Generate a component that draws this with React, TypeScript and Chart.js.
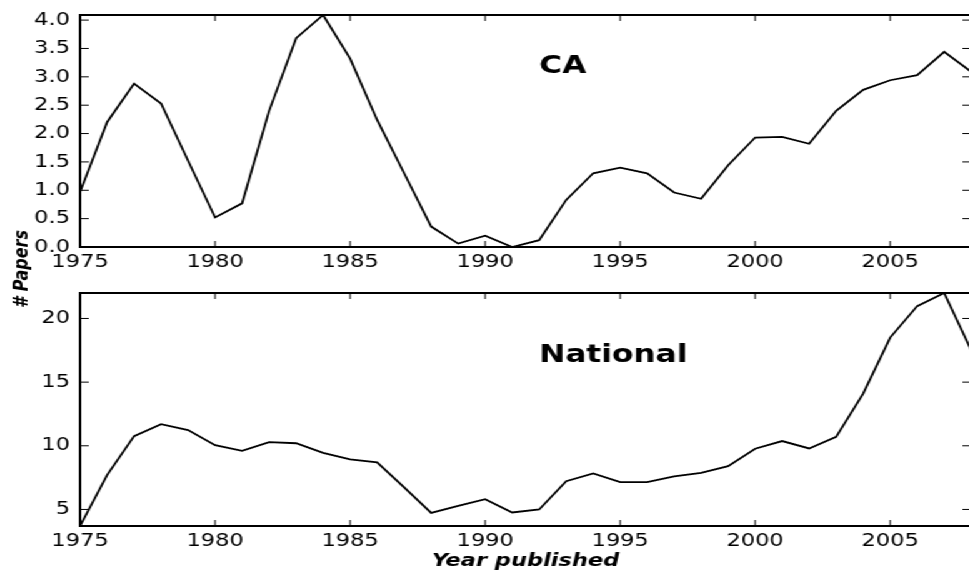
import React, { useEffect, useRef } from 'react';
import { Chart, registerables } from 'chart.js';

Chart.register(...registerables);

// ---- data ----
const years = [
  1975, 1976, 1977, 1978, 1979, 1980, 1981, 1982, 1983, 1984, 1985, 1986,
  1987, 1988, 1989, 1990, 1991, 1992, 1993, 1994, 1995, 1996, 1997, 1998,
  1999, 2000, 2001, 2002, 2003, 2004, 2005, 2006, 2007, 2008,
];
const caPapers = [
  0.97, 2.2, 2.88, 2.53, 1.52, 0.52, 0.77, 2.4, 3.68, 4.09, 3.32, 2.24,
  1.3, 0.36, 0.06, 0.2, 0.0, 0.12, 0.83, 1.3, 1.4, 1.3, 0.96, 0.85,
  1.44, 1.93, 1.94, 1.82, 2.4, 2.77, 2.94, 3.03, 3.44, 3.09,
];
const nationalPapers = [
  3.7, 7.7, 10.76, 11.7, 11.23, 10.05, 9.6, 10.29, 10.2, 9.45, 8.93, 8.69,
  6.73, 4.73, 5.28, 5.81, 4.76, 5.0, 7.22, 7.83, 7.14, 7.14, 7.6, 7.87,
  8.4, 9.77, 10.37, 9.79, 10.7, 14.1, 18.5, 20.97, 22.0, 17.5,
];
const yearTicks = [1975, 1980, 1985, 1990, 1995, 2000, 2005];
const caTicks = [0, 0.5, 1, 1.5, 2, 2.5, 3, 3.5, 4];
const nationalTicks = [5, 10, 15, 20];
const yearRange = [1975, 2008];
const caRange = [0, 4.09];
const nationalRange = [3.7, 22];

const FONT = "'DejaVu Sans', 'Liberation Sans', sans-serif";

const framePlugin = {
  id: 'frame',
  afterDatasetsDraw(chart: any) {
    const { ctx, chartArea: a, scales } = chart;
    ctx.save();
    ctx.strokeStyle = '#000';
    ctx.lineWidth = 1;
    ctx.beginPath();
    scales.x.ticks.forEach((t: any) => {
      const px = scales.x.getPixelForValue(t.value);
      ctx.moveTo(px, a.bottom);
      ctx.lineTo(px, a.bottom - 6);
      ctx.moveTo(px, a.top);
      ctx.lineTo(px, a.top + 6);
    });
    scales.y.ticks.forEach((t: any) => {
      const py = scales.y.getPixelForValue(t.value);
      ctx.moveTo(a.left, py);
      ctx.lineTo(a.left + 7, py);
      ctx.moveTo(a.right, py);
      ctx.lineTo(a.right - 7, py);
    });
    ctx.stroke();
    ctx.lineWidth = 2;
    ctx.strokeRect(a.left, a.top, a.right - a.left, a.bottom - a.top);
    ctx.restore();
  },
};

const panelLabelPlugin = {
  id: 'panelLabel',
  afterDatasetsDraw(chart: any, _args: any, opts: any) {
    if (!opts || !opts.text) return;
    const { ctx, scales } = chart;
    ctx.save();
    ctx.fillStyle = '#000';
    ctx.font = `bold 25px ${FONT}`;
    ctx.textAlign = 'left';
    ctx.textBaseline = 'middle';
    ctx.fillText(opts.text, scales.x.getPixelForValue(opts.x), scales.y.getPixelForValue(opts.y));
    if (opts.yTitle) {
      ctx.translate(opts.yTitleX, opts.yTitleY);
      ctx.rotate(-Math.PI / 2);
      ctx.font = `italic bold 16px ${FONT}`;
      ctx.textAlign = 'center';
      ctx.textBaseline = 'middle';
      ctx.fillText(opts.yTitle, 0, 0);
    }
    ctx.restore();
  },
};

function makeConfig(
  values: number[],
  range: number[],
  yTicks: number[],
  decimals: number,
  padding: any,
  xHeight: number,
  showXTitle: boolean,
  label: any
): any {
  const tickFont = { family: FONT, size: 18 };
  return {
    type: 'line',
    data: {
      datasets: [
        {
          data: years.map((x, i) => ({ x, y: values[i] })),
          borderColor: '#000',
          borderWidth: 1.8,
          pointRadius: 0,
          tension: 0,
          fill: false,
        },
      ],
    },
    plugins: [framePlugin, panelLabelPlugin],
    options: {
      animation: false,
      responsive: false,
      devicePixelRatio: 1,
      layout: { padding },
      plugins: {
        legend: { display: false },
        tooltip: { enabled: false },
        panelLabel: label,
      },
      scales: {
        x: {
          type: 'linear',
          min: yearRange[0],
          max: yearRange[1],
          afterBuildTicks: (s: any) => {
            s.ticks = yearTicks.map((v) => ({ value: v }));
          },
          afterFit: (s: any) => {
            s.height = xHeight;
            s.paddingLeft = 0;
            s.paddingRight = 0;
            s.paddingTop = 0;
            s.paddingBottom = 0;
          },
          grid: { display: false, drawTicks: false },
          border: { display: false },
          ticks: {
            padding: 5,
            autoSkip: false,
            maxRotation: 0,
            color: '#000',
            font: tickFont,
            callback: (v: any) => String(v),
          },
          title: {
            display: showXTitle,
            text: 'Year published',
            color: '#000',
            font: { family: FONT, size: 18, style: 'italic', weight: 'bold' },
            padding: { top: 0, bottom: -1 },
          },
        },
        y: {
          type: 'linear',
          min: range[0],
          max: range[1],
          afterBuildTicks: (s: any) => {
            s.ticks = yTicks.map((v) => ({ value: v }));
          },
          afterFit: (s: any) => {
            s.width = 64;
            s.paddingLeft = 0;
            s.paddingRight = 0;
            s.paddingTop = 0;
            s.paddingBottom = 0;
          },
          grid: { display: false, drawTicks: false },
          border: { display: false },
          ticks: {
            padding: 8,
            autoSkip: false,
            color: '#000',
            font: tickFont,
            callback: (v: any) => Number(v).toFixed(decimals),
          },
        },
      },
    },
  };
}

export default function App() {
  const topRef = useRef<HTMLCanvasElement>(null);
  const bottomRef = useRef<HTMLCanvasElement>(null);

  useEffect(() => {
    const top = new Chart(
      topRef.current as HTMLCanvasElement,
      makeConfig(
        caPapers,
        caRange,
        caTicks,
        1,
        { top: 15, bottom: 294, left: 0, right: 0 },
        30,
        false,
        { text: 'CA', x: 1992, y: 3.19, yTitle: '# Papers', yTitleX: 17.4, yTitleY: 269 }
      )
    );
    const bottom = new Chart(
      bottomRef.current as HTMLCanvasElement,
      makeConfig(
        nationalPapers,
        nationalRange,
        nationalTicks,
        0,
        { top: 293, bottom: 0, left: 0, right: 0 },
        45,
        true,
        { text: 'National', x: 1992, y: 17.1 }
      )
    );
    return () => {
      top.destroy();
      bottom.destroy();
    };
  }, []);

  return (
    <div
      style={{
        position: 'fixed',
        left: 0,
        top: 0,
        width: 969,
        height: 571,
        overflow: 'hidden',
        background: '#fff',
      }}
    >
      <div
        style={{
          position: 'absolute',
          left: 0,
          top: 0,
          width: 777,
          height: 571,
          transform: 'scaleX(1.25)',
          transformOrigin: '0 0',
        }}
      >
        <canvas ref={topRef} width={777} height={571} style={{ position: 'absolute', left: 0, top: 0 }} />
        <canvas ref={bottomRef} width={777} height={571} style={{ position: 'absolute', left: 0, top: 0 }} />
      </div>
    </div>
  );
}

☆ ☆ ☆ ☆

Work to complete = Extract all the data above exactly, excluding every picture.

Exercise solution =
Generate a component that draws this with React, TypeScript and Chart.js.
import React, { useEffect, useRef } from 'react';
import { Chart, registerables } from 'chart.js';

Chart.register(...registerables);

// ---- data ----
const years = [
  1975, 1976, 1977, 1978, 1979, 1980, 1981, 1982, 1983, 1984, 1985, 1986,
  1987, 1988, 1989, 1990, 1991, 1992, 1993, 1994, 1995, 1996, 1997, 1998,
  1999, 2000, 2001, 2002, 2003, 2004, 2005, 2006, 2007, 2008,
];
const caPapers = [
  0.97, 2.2, 2.88, 2.53, 1.52, 0.52, 0.77, 2.4, 3.68, 4.09, 3.32, 2.24,
  1.3, 0.36, 0.06, 0.2, 0.0, 0.12, 0.83, 1.3, 1.4, 1.3, 0.96, 0.85,
  1.44, 1.93, 1.94, 1.82, 2.4, 2.77, 2.94, 3.03, 3.44, 3.09,
];
const nationalPapers = [
  3.7, 7.7, 10.76, 11.7, 11.23, 10.05, 9.6, 10.29, 10.2, 9.45, 8.93, 8.69,
  6.73, 4.73, 5.28, 5.81, 4.76, 5.0, 7.22, 7.83, 7.14, 7.14, 7.6, 7.87,
  8.4, 9.77, 10.37, 9.79, 10.7, 14.1, 18.5, 20.97, 22.0, 17.5,
];
const yearTicks = [1975, 1980, 1985, 1990, 1995, 2000, 2005];
const caTicks = [0, 0.5, 1, 1.5, 2, 2.5, 3, 3.5, 4];
const nationalTicks = [5, 10, 15, 20];
const yearRange = [1975, 2008];
const caRange = [0, 4.09];
const nationalRange = [3.7, 22];

const FONT = "'DejaVu Sans', 'Liberation Sans', sans-serif";

const framePlugin = {
  id: 'frame',
  afterDatasetsDraw(chart: any) {
    const { ctx, chartArea: a, scales } = chart;
    ctx.save();
    ctx.strokeStyle = '#000';
    ctx.lineWidth = 1;
    ctx.beginPath();
    scales.x.ticks.forEach((t: any) => {
      const px = scales.x.getPixelForValue(t.value);
      ctx.moveTo(px, a.bottom);
      ctx.lineTo(px, a.bottom - 6);
      ctx.moveTo(px, a.top);
      ctx.lineTo(px, a.top + 6);
    });
    scales.y.ticks.forEach((t: any) => {
      const py = scales.y.getPixelForValue(t.value);
      ctx.moveTo(a.left, py);
      ctx.lineTo(a.left + 7, py);
      ctx.moveTo(a.right, py);
      ctx.lineTo(a.right - 7, py);
    });
    ctx.stroke();
    ctx.lineWidth = 2;
    ctx.strokeRect(a.left, a.top, a.right - a.left, a.bottom - a.top);
    ctx.restore();
  },
};

const panelLabelPlugin = {
  id: 'panelLabel',
  afterDatasetsDraw(chart: any, _args: any, opts: any) {
    if (!opts || !opts.text) return;
    const { ctx, scales } = chart;
    ctx.save();
    ctx.fillStyle = '#000';
    ctx.font = `bold 25px ${FONT}`;
    ctx.textAlign = 'left';
    ctx.textBaseline = 'middle';
    ctx.fillText(opts.text, scales.x.getPixelForValue(opts.x), scales.y.getPixelForValue(opts.y));
    if (opts.yTitle) {
      ctx.translate(opts.yTitleX, opts.yTitleY);
      ctx.rotate(-Math.PI / 2);
      ctx.font = `italic bold 16px ${FONT}`;
      ctx.textAlign = 'center';
      ctx.textBaseline = 'middle';
      ctx.fillText(opts.yTitle, 0, 0);
    }
    ctx.restore();
  },
};

function makeConfig(
  values: number[],
  range: number[],
  yTicks: number[],
  decimals: number,
  padding: any,
  xHeight: number,
  showXTitle: boolean,
  label: any
): any {
  const tickFont = { family: FONT, size: 18 };
  return {
    type: 'line',
    data: {
      datasets: [
        {
          data: years.map((x, i) => ({ x, y: values[i] })),
          borderColor: '#000',
          borderWidth: 1.8,
          pointRadius: 0,
          tension: 0,
          fill: false,
        },
      ],
    },
    plugins: [framePlugin, panelLabelPlugin],
    options: {
      animation: false,
      responsive: false,
      devicePixelRatio: 1,
      layout: { padding },
      plugins: {
        legend: { display: false },
        tooltip: { enabled: false },
        panelLabel: label,
      },
      scales: {
        x: {
          type: 'linear',
          min: yearRange[0],
          max: yearRange[1],
          afterBuildTicks: (s: any) => {
            s.ticks = yearTicks.map((v) => ({ value: v }));
          },
          afterFit: (s: any) => {
            s.height = xHeight;
            s.paddingLeft = 0;
            s.paddingRight = 0;
            s.paddingTop = 0;
            s.paddingBottom = 0;
          },
          grid: { display: false, drawTicks: false },
          border: { display: false },
          ticks: {
            padding: 5,
            autoSkip: false,
            maxRotation: 0,
            color: '#000',
            font: tickFont,
            callback: (v: any) => String(v),
          },
          title: {
            display: showXTitle,
            text: 'Year published',
            color: '#000',
            font: { family: FONT, size: 18, style: 'italic', weight: 'bold' },
            padding: { top: 0, bottom: -1 },
          },
        },
        y: {
          type: 'linear',
          min: range[0],
          max: range[1],
          afterBuildTicks: (s: any) => {
            s.ticks = yTicks.map((v) => ({ value: v }));
          },
          afterFit: (s: any) => {
            s.width = 64;
            s.paddingLeft = 0;
            s.paddingRight = 0;
            s.paddingTop = 0;
            s.paddingBottom = 0;
          },
          grid: { display: false, drawTicks: false },
          border: { display: false },
          ticks: {
            padding: 8,
            autoSkip: false,
            color: '#000',
            font: tickFont,
            callback: (v: any) => Number(v).toFixed(decimals),
          },
        },
      },
    },
  };
}

export default function App() {
  const topRef = useRef<HTMLCanvasElement>(null);
  const bottomRef = useRef<HTMLCanvasElement>(null);

  useEffect(() => {
    const top = new Chart(
      topRef.current as HTMLCanvasElement,
      makeConfig(
        caPapers,
        caRange,
        caTicks,
        1,
        { top: 15, bottom: 294, left: 0, right: 0 },
        30,
        false,
        { text: 'CA', x: 1992, y: 3.19, yTitle: '# Papers', yTitleX: 17.4, yTitleY: 269 }
      )
    );
    const bottom = new Chart(
      bottomRef.current as HTMLCanvasElement,
      makeConfig(
        nationalPapers,
        nationalRange,
        nationalTicks,
        0,
        { top: 293, bottom: 0, left: 0, right: 0 },
        45,
        true,
        { text: 'National', x: 1992, y: 17.1 }
      )
    );
    return () => {
      top.destroy();
      bottom.destroy();
    };
  }, []);

  return (
    <div
      style={{
        position: 'fixed',
        left: 0,
        top: 0,
        width: 969,
        height: 571,
        overflow: 'hidden',
        background: '#fff',
      }}
    >
      <div
        style={{
          position: 'absolute',
          left: 0,
          top: 0,
          width: 777,
          height: 571,
          transform: 'scaleX(1.25)',
          transformOrigin: '0 0',
        }}
      >
        <canvas ref={topRef} width={777} height={571} style={{ position: 'absolute', left: 0, top: 0 }} />
        <canvas ref={bottomRef} width={777} height={571} style={{ position: 'absolute', left: 0, top: 0 }} />
      </div>
    </div>
  );
}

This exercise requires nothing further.